— START OF Source material —
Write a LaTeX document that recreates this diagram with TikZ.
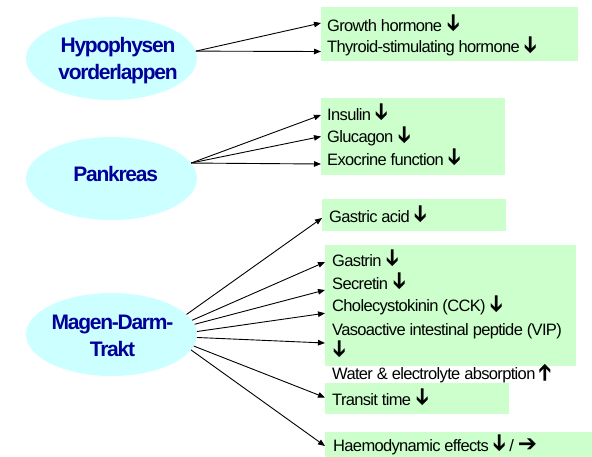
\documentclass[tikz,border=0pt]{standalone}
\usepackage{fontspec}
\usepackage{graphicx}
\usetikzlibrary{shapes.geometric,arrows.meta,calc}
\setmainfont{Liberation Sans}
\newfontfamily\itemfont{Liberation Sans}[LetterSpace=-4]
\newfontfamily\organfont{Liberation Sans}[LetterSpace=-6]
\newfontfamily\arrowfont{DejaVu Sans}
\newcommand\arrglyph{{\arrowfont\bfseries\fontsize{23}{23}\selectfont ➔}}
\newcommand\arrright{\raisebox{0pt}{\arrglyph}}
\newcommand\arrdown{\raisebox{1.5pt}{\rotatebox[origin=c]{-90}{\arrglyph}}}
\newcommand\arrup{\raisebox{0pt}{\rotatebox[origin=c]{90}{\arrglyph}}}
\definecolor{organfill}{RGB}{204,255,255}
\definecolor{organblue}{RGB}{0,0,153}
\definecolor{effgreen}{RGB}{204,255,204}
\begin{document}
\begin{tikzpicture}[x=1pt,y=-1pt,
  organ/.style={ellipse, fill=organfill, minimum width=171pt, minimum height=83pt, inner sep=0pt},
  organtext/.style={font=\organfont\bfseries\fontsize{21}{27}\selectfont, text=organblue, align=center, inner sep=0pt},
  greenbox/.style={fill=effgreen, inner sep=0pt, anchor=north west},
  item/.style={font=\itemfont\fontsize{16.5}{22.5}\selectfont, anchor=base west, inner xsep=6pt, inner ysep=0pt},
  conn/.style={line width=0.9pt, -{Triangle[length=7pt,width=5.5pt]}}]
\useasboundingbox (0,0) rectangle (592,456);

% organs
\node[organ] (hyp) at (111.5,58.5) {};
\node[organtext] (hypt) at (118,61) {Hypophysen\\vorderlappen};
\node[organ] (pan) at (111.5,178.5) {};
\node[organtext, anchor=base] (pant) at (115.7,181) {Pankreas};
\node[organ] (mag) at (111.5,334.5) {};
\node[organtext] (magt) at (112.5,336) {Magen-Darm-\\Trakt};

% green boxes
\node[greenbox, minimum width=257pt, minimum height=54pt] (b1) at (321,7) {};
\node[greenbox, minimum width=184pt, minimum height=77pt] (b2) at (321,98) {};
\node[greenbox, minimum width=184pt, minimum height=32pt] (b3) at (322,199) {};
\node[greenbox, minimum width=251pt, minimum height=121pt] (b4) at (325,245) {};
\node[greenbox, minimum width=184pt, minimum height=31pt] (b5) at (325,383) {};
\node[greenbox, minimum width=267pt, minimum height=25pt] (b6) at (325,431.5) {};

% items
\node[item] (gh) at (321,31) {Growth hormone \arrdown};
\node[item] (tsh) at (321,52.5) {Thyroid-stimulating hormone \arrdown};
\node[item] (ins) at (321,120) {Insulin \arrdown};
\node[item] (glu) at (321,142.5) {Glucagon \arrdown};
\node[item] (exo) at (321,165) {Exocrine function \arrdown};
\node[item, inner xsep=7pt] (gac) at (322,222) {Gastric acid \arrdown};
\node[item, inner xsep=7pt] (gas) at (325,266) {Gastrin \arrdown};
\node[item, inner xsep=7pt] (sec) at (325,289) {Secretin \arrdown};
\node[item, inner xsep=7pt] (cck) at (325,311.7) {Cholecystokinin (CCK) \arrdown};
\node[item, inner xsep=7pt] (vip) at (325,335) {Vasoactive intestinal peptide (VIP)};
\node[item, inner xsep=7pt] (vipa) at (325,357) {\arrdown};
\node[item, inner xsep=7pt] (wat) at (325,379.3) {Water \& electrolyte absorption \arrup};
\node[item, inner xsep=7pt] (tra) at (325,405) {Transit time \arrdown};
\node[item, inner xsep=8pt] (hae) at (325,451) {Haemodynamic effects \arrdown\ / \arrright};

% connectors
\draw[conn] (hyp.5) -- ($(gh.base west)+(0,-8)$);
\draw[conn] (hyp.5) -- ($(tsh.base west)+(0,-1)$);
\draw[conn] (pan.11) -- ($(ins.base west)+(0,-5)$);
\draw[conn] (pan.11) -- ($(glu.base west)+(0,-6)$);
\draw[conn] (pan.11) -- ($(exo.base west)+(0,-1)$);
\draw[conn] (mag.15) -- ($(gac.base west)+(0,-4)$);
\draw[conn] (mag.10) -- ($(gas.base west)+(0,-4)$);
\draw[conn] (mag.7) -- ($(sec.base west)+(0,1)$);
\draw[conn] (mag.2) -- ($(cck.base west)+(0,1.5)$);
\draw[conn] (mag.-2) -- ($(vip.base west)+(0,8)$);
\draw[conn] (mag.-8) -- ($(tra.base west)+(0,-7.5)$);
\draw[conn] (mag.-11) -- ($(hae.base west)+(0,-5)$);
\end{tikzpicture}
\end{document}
— END OF Source material —
— START OF Source material —
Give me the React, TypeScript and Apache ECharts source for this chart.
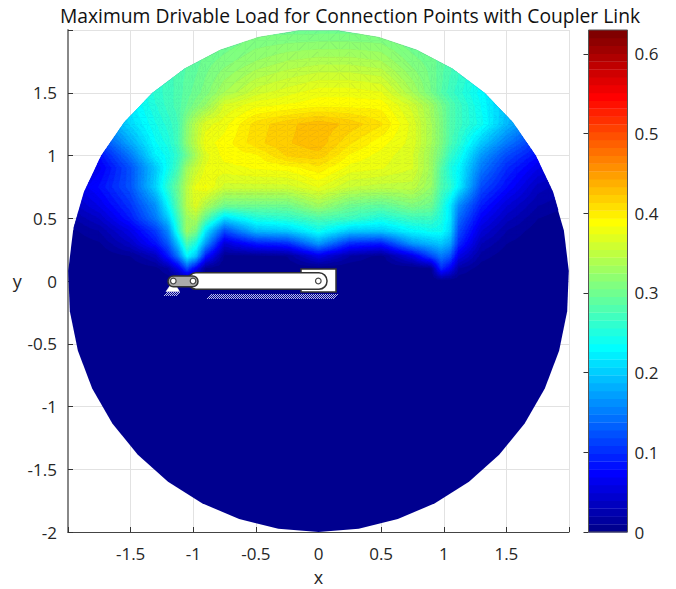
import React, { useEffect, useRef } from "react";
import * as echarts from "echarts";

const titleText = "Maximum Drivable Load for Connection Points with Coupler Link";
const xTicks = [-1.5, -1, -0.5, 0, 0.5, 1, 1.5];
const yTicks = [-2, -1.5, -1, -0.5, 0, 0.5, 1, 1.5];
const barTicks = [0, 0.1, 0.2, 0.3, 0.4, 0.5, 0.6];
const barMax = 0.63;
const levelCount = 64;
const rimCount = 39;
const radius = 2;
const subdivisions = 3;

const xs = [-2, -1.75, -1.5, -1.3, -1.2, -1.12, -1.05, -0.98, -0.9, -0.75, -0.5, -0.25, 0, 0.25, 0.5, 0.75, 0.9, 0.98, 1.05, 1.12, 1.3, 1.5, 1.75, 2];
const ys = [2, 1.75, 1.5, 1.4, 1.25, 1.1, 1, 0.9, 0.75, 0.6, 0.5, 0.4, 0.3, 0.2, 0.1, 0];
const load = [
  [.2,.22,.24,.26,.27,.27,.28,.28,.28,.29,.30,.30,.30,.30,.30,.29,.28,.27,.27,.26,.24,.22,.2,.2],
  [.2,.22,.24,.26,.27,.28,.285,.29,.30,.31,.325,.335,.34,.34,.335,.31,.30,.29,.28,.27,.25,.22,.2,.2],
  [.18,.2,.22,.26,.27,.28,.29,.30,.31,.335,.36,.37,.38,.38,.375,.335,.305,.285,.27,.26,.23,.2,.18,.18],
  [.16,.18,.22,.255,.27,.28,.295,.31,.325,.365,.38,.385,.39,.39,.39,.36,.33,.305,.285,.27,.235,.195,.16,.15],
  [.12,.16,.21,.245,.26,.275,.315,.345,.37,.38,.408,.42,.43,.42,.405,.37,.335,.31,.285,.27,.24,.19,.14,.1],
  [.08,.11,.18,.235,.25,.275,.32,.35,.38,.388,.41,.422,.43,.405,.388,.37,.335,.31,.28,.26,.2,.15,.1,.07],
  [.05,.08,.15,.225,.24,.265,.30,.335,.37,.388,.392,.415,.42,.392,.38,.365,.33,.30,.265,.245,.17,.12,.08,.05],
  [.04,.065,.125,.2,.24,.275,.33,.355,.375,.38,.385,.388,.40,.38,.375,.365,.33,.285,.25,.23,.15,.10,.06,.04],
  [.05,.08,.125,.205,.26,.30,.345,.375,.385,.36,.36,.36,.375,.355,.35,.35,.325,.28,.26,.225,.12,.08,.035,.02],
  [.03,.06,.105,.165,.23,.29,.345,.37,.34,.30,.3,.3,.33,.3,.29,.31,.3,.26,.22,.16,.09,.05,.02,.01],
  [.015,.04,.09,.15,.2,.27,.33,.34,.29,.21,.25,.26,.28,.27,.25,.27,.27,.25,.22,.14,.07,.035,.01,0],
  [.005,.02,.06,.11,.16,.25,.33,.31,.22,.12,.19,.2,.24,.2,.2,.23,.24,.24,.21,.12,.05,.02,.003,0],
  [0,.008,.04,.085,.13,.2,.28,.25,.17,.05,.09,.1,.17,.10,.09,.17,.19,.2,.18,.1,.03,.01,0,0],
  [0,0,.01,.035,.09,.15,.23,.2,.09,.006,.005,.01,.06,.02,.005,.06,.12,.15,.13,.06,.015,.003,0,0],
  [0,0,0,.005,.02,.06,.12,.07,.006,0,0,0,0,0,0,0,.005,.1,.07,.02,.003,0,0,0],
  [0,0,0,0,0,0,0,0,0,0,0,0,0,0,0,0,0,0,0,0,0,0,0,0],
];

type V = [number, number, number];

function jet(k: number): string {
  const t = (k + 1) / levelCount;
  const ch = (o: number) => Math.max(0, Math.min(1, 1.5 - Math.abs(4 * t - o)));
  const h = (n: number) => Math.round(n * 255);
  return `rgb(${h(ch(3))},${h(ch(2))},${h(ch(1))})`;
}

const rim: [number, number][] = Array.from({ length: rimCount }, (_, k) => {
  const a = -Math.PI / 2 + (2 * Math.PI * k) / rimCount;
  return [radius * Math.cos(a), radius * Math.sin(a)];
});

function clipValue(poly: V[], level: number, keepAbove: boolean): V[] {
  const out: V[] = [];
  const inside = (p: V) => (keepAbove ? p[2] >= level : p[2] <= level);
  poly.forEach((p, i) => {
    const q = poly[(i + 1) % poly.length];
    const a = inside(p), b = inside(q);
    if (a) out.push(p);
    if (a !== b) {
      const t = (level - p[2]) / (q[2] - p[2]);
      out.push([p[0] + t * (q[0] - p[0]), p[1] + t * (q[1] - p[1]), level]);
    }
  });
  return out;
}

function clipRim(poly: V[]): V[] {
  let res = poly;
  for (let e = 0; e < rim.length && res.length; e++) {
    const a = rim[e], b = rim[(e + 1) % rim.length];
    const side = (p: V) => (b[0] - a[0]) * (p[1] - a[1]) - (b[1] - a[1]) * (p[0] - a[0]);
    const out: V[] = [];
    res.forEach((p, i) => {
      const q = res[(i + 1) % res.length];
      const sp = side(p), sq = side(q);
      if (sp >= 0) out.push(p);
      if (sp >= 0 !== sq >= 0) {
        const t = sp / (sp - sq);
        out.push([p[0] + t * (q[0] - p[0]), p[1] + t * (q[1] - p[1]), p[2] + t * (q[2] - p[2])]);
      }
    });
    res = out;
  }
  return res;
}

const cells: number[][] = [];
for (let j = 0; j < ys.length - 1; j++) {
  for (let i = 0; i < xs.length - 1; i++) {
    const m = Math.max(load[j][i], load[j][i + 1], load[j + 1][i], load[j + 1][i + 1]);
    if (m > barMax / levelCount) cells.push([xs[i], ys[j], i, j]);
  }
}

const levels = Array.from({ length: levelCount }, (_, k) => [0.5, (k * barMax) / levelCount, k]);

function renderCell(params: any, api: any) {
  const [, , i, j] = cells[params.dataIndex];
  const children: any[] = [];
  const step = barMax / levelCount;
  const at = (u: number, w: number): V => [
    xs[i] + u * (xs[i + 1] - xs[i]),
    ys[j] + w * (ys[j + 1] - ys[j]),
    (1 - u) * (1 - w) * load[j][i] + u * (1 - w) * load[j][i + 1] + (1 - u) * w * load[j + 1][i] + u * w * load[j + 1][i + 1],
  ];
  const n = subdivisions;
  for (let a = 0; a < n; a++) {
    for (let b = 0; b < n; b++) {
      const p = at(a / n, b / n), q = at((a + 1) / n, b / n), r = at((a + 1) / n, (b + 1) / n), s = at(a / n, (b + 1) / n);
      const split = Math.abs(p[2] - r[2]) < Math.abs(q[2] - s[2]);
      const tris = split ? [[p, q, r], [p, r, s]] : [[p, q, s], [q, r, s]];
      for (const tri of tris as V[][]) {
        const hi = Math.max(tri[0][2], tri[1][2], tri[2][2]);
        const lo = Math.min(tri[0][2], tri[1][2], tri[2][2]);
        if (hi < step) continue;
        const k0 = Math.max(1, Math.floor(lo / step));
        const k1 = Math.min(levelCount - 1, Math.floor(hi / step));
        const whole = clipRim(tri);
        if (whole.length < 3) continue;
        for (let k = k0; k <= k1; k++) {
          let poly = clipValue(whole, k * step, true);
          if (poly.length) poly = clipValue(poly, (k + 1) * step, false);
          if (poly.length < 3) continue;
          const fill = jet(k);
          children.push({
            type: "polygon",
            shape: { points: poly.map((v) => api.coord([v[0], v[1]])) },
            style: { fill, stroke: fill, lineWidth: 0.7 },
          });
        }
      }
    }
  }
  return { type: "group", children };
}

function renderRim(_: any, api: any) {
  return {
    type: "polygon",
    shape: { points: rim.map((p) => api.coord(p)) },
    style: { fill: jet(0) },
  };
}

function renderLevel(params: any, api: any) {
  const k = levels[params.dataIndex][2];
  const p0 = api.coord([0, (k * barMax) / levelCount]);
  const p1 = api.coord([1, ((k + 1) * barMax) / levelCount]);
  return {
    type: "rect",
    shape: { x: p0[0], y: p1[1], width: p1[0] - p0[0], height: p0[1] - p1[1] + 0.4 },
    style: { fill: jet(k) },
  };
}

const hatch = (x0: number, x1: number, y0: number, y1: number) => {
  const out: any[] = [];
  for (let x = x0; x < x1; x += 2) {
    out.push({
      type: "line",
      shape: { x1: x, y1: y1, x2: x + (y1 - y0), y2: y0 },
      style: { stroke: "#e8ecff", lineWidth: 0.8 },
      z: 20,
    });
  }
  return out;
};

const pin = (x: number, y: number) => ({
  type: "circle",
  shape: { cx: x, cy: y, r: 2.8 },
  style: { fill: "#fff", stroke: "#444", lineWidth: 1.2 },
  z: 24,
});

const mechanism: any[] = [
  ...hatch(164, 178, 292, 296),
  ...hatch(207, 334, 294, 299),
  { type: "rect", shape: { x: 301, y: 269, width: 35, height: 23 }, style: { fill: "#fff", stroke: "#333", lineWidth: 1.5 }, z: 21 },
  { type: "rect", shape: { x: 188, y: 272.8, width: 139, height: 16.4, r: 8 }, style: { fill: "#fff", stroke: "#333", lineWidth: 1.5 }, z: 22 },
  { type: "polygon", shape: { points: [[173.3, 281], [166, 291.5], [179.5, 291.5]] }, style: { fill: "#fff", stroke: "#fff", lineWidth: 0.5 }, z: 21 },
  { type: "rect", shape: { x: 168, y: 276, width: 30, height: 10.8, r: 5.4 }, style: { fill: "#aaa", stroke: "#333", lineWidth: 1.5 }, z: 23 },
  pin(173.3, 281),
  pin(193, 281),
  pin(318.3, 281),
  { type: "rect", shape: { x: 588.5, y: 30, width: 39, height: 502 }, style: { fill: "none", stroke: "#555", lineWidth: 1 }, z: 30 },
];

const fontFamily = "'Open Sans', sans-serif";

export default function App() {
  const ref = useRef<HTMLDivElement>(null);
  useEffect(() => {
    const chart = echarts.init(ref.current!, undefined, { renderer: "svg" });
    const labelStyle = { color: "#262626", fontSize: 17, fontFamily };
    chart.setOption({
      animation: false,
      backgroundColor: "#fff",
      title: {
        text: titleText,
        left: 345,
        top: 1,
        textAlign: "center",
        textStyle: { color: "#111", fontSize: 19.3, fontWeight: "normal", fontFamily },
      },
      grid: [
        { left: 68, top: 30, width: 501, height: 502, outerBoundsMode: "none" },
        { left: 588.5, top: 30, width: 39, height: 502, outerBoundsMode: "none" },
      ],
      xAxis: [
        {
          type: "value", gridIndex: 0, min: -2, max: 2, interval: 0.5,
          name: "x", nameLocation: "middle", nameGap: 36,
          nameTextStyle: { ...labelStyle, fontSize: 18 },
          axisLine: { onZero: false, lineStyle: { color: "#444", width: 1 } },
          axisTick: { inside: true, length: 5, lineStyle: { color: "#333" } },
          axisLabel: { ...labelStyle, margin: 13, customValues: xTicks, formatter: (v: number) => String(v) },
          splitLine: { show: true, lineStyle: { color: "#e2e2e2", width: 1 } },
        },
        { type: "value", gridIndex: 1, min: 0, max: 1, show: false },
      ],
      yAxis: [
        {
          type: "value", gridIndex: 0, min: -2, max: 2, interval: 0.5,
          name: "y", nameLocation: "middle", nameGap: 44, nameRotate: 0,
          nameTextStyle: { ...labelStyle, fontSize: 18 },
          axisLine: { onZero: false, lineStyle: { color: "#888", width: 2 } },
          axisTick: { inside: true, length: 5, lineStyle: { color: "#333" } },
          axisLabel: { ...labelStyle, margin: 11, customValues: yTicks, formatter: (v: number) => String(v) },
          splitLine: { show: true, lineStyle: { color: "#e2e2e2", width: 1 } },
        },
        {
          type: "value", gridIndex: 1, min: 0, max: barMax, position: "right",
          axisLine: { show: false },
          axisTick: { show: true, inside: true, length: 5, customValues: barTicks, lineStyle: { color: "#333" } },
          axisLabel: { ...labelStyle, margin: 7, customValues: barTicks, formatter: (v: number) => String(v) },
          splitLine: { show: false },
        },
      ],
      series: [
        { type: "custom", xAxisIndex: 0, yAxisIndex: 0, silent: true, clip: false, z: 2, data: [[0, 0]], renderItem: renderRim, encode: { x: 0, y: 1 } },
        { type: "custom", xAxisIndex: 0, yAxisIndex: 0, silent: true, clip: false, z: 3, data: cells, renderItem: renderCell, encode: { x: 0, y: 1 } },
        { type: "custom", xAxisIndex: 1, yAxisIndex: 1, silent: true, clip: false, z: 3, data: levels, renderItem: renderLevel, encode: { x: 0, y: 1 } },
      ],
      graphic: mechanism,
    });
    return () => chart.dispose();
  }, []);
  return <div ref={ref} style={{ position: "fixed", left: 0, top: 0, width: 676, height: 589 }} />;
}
— END OF Source material —
Your task is to transcribe exactly the lines starting at the line that contains "Give me the" and ending at the line that contains "const subdivisions = 3;", both included. Leave out the pictures.

Give me the React, TypeScript and Apache ECharts source for this chart.
import React, { useEffect, useRef } from "react";
import * as echarts from "echarts";

const titleText = "Maximum Drivable Load for Connection Points with Coupler Link";
const xTicks = [-1.5, -1, -0.5, 0, 0.5, 1, 1.5];
const yTicks = [-2, -1.5, -1, -0.5, 0, 0.5, 1, 1.5];
const barTicks = [0, 0.1, 0.2, 0.3, 0.4, 0.5, 0.6];
const barMax = 0.63;
const levelCount = 64;
const rimCount = 39;
const radius = 2;
const subdivisions = 3;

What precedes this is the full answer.